Well, recently the Sensex moved past 14,000 and we are also in the middle of a realty-stock led bubble. Wouldn’t it have been nice if the Parliamentary committee had strengthened Sebi’s hands with some direction regarding the current IPO situation? Instead it wants Sebi to investigate all IPOs floated since 1999 and report its findings.

The standing committee is particularly harsh on the depositories. For instance, it has taken serious note of the fact that the National Securities Depository Ltd. (NSDL) was “aware of the irregularities in connection with opening of accounts from the year 2003”. It also considered it a “very serious matter that inspection reports have been reduced to a mere formality” and that its Disciplinary Action Committee had not met since inception. Interestingly, the Parliamentary committee may have backed Sebi’s “suggestion” regarding revamping of management of depositories, but NSDL continues to challenge all Sebi orders, including the scrapping of restrictive exit fees which has now reached the apex court.

Investor groups have long demanded better scrutiny and grading of IPOs, because ordinary investors find it difficult to comprehend complex disclosures and risk factors listed in the prospectus.
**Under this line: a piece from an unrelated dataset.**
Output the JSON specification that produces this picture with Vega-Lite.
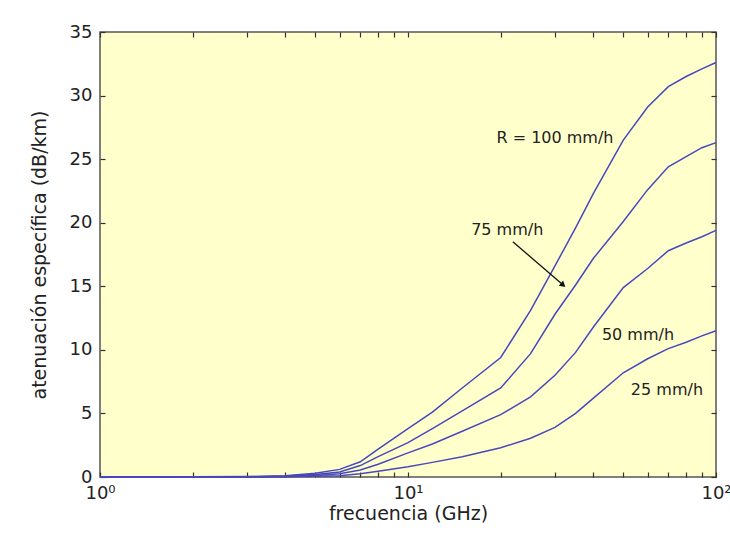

However, the independent grading process has been stalledfor nearly two years due to pressure from companies wanting to raise public money and their investment bankers. At the same time, reputed mortgage financiers say that companies who would not be lent a crore of rupees based on a realistic valuation have raised several hundred crore from the capital market by exaggerating their land bank and inflating valuations.

Since Parliamentary committee members represent ordinary people, who lose money at every major bump and correction in the market, wouldn’t it be more useful to the public if they recommended preventive action by empowering regulators, instead of analyzing past scams?